Um grande problema para o mercado no momento é o que analistas chamam de fundamentos das ações. Fortes ganhos no lucro das empresas e inflação baixa sustentaram as ações desde 2002, mas isso está ficando mais difícil.

Num ano típico, diz Sylla, os lucros ficam entre 5% e 6% da produção econômica total, depois de impostos. Em 2006, chegaram ao recorde de 9%. Historicamente, esse número tende a reverter para a mediana, sugerindo que os lucros agora podem se enfraquecer. "Os lucros podem cair para 3% ou 4%" da produção econômica, diz Sylla.

Gastos de pessoas comuns podem ter um efeito sobre esses lucros. Quando consumidores tomaram emprestado e gastaram, isso manteve a economia viva depois do estouro da bolha das bolsas em 2000. A valorização dos imóveis encorajou os americanos a tomar emprestado em níveis raramente vistos, levando o nível nacional de poupança a zero.

Isso é o que preocupa Shiller. Depois de estudar o mercado imobiliário, ele acha que o valor das casas vai continuar a cair durante anos. Ele espera que os consumidores tomem menos dinheiro emprestado e gastem menos e refaçam suas economias.

Uma retração do consumo reduziria o crescimento econômico e o lucro das empresas, pondo um freio nas bolsas e incentivando os investidores a continuar pondo dinheiro em commodities ou em bolsas no Brasil, Rússia, Índia e China. Americanos à beira da aposentadoria poderiam buscar investimentos mais seguros para assegurar sua renda, como títulos do Tesouro e produtos de renda fixa oferecidos por administradoras de fundos.
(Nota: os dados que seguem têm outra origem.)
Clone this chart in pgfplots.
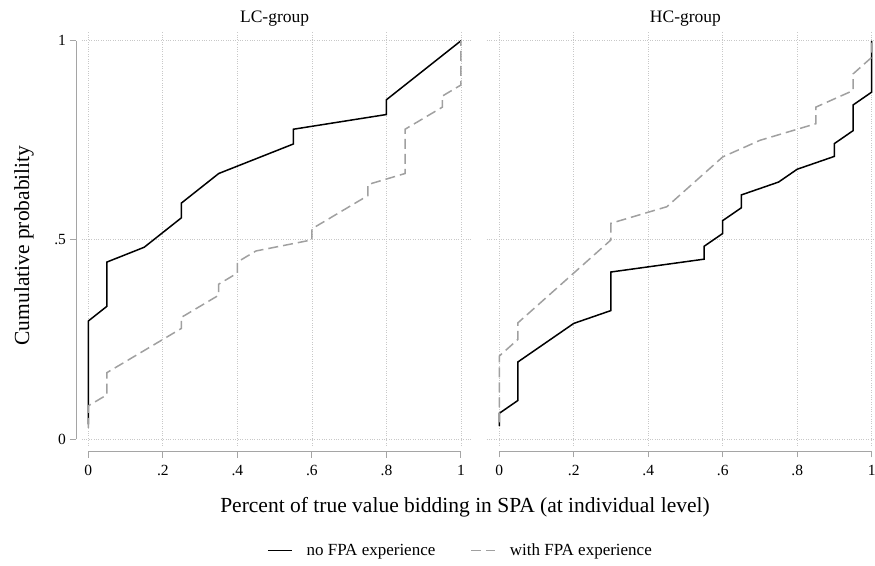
\documentclass[border=0pt]{standalone}
\usepackage{fontspec}
\setmainfont{Liberation Serif}
\usepackage{pgfplots}
\pgfplotsset{compat=1.18}
\definecolor{ser2}{RGB}{160,160,160}
\definecolor{axgray}{RGB}{165,165,165}
\definecolor{gridgray}{RGB}{200,200,200}
\pgfplotsset{
  stata/.style={
    scale only axis,
    height=413.8pt,
    ymin=-0.016, ymax=1.023,
    xtick={0,0.2,0.4,0.6,0.8,1},
    xticklabels={0,.2,.4,.6,.8,1},
    ytick={0,0.5,1},
    yticklabels={0,.5,1},
    grid=major,
    major grid style={gridgray, dotted, line width=0.8pt},
    axis lines*=left,
    axis x line shift=5.6pt,
    axis y line shift=5.6pt,
    axis line style={axgray, line width=1pt},
    tick style={axgray, line width=1pt},
    tick align=outside,
    major tick length=6.5pt,
    tick label style={font=\fontsize{15.5}{18}\selectfont},
    xticklabel style={yshift=-4pt},
    /pgf/number format/assume math mode=true,
    clip=false,
  },
  blk/.style={black, line width=1.5pt, line join=miter},
  gry/.style={ser2, line width=1.5pt, dash pattern=on 10pt off 5pt},
}
\begin{document}
\begin{tikzpicture}[x=1pt,y=1pt]
\useasboundingbox (0,0) rectangle (875,565);
% ---------- LC group ----------
\begin{axis}[stata,
  at={(81.6pt,119.6pt)}, anchor=south west,
  width=389.8pt,
  xmin=-0.018, xmax=1.028,
  x axis line style={shorten <=6.7pt, shorten >=10.4pt},
  y axis line style={shorten <=6.4pt, shorten >=9.2pt},
  legend columns=2,
  legend style={at={(0.972,-0.2545)}, anchor=center, draw=none, fill=none,
    font=\fontsize{17}{20}\selectfont,
    /tikz/every odd column/.append style={column sep=12pt},
    /tikz/every even column/.append style={column sep=33pt}},
  legend image code/.code={\draw[#1] (0pt,0pt) -- (24pt,0pt);},
]
\addplot[blk] coordinates {
(0,0.0370) (0,0.2963) (0.05,0.3333) (0.05,0.4444) (0.15,0.4815)
(0.25,0.5556) (0.25,0.5926) (0.35,0.6667) (0.55,0.7407) (0.55,0.7778)
(0.8,0.8148) (0.8,0.8519) (1,1)
};
\addlegendentry{no FPA experience}
\addplot[gry] coordinates {
(0,0.0278) (0,0.0833) (0.05,0.1111) (0.05,0.1667) (0.25,0.2778) (0.25,0.3056)
(0.35,0.3611) (0.35,0.3889) (0.4,0.4167) (0.4,0.4444) (0.45,0.4722)
(0.6,0.5) (0.6,0.5278) (0.75,0.6111) (0.75,0.6389) (0.85,0.6667) (0.85,0.7778)
(0.95,0.8333) (0.95,0.8611) (1,0.8889) (1,1)
};
\addlegendentry{with FPA experience}
\node[anchor=base, font=\fontsize{17.5}{20}\selectfont] at (axis cs:0.5,1) [yshift=18pt] {LC-group};
\end{axis}
% ---------- HC group ----------
\begin{axis}[stata,
  at={(486.6pt,119.6pt)}, anchor=south west,
  width=388.6pt,
  xmin=-0.034, xmax=1.0095,
  x axis line style={shorten <=12.7pt, shorten >=3.5pt},
  y axis line style={draw=none},
  ytick style={draw=none},
  yticklabels={},
]
\addplot[blk] coordinates {
(0,0.0323) (0,0.0645) (0.05,0.0968) (0.05,0.1935) (0.2,0.2903) (0.3,0.3226)
(0.3,0.4194) (0.55,0.4516) (0.55,0.4839) (0.6,0.5161) (0.6,0.5484)
(0.65,0.5806) (0.65,0.6129) (0.75,0.6452) (0.8,0.6774) (0.9,0.7097)
(0.9,0.7419) (0.95,0.7742) (0.95,0.8387) (1,0.8710) (1,1)
};
\addplot[gry] coordinates {
(0,0.0417) (0,0.2083) (0.05,0.25) (0.05,0.2917) (0.3,0.5) (0.3,0.5417)
(0.45,0.5833) (0.6,0.7083) (0.7,0.75) (0.85,0.7917) (0.85,0.8333)
(0.95,0.875) (0.95,0.9167) (1,0.9583) (1,1)
};
\node[anchor=base, font=\fontsize{17.5}{20}\selectfont] at (axis cs:0.5,1) [yshift=18pt] {HC-group};
\end{axis}
% ---------- shared titles ----------
\node[anchor=base, font=\fontsize{21.5}{24}\selectfont] at (465,53) {Percent of true value bidding in SPA (at individual level)};
\node[anchor=base, rotate=90, font=\fontsize{21.5}{24}\selectfont] at (29,319.5) {Cumulative probability};
\end{tikzpicture}
\end{document}
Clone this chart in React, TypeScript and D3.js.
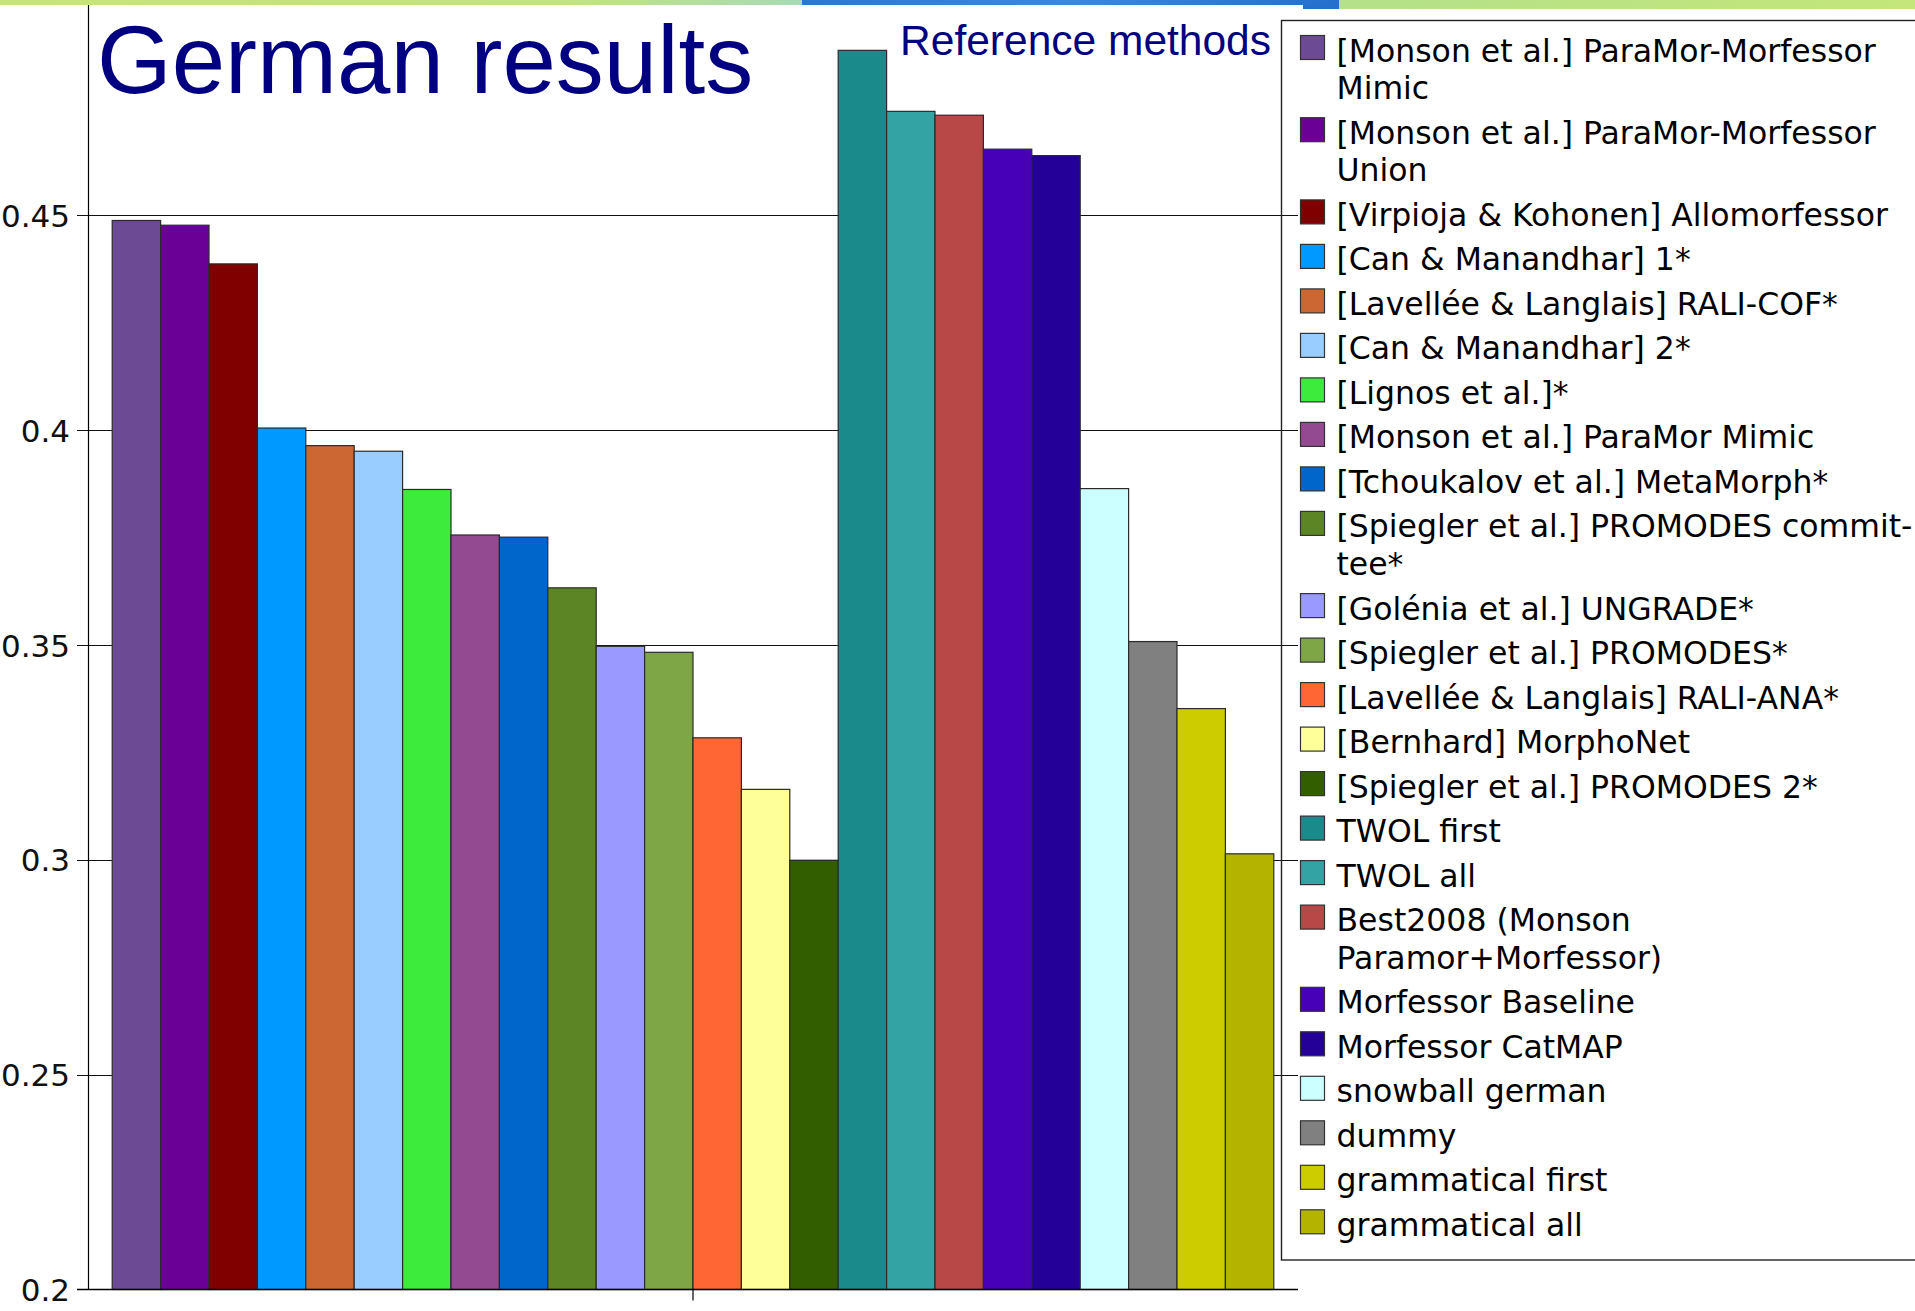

Antes que outra fase prolongada de alta se inicie, as bolsas precisam superar dois problemas: a ressaca da alta dos anos 90 e os contínuos efeitos dos juros excepcionalmente baixos nos EUA em 2001 e novamente agora. Essas taxas alimentaram excessos de crédito e levaram aos problemas econômicos do momento.

Para alguns analistas, as ações ainda estão infladas. Shiller calcula que no fim dos anos 90 o S&P 500 estava a mais de 40 vezes os lucros das empresas que o compõem - bem acima da média histórica: 16. (Para evitar distorções, ele usa uma média de lucros por um período de dez anos.) Hoje, o S&P 500 ainda vale mais de 20 vezes os lucros.

"O S&P 500 nunca voltou à sua tendência de longo prazo" depois dos anos 90, diz Jeremy Grantham, da firma de administração de recursos Grantham, Mayo, Van Otterloo & Co. Grantham, que há muito alerta para um prolongado período de desempenho das bolsas abaixo de outros veículos, diz que os juros baixos demais causaram uma alta temporária dos índices.

Há motivos para se ter esperança de que as coisas nos EUA não serão tão feias agora quanto nos anos 70 ou no Japão dos anos 90, quando o país entrou numa longa letargia depois de bolhas em suas bolsas e mercado imobiliário.

Um deles é que, embora a inflação americana esteja este ano acima de 4%, ela continua bem abaixo dos níveis dos anos 70. Isso tem facilitado para o banco central estimular a economia sem se preocupar muito com uma espiral inflacionária.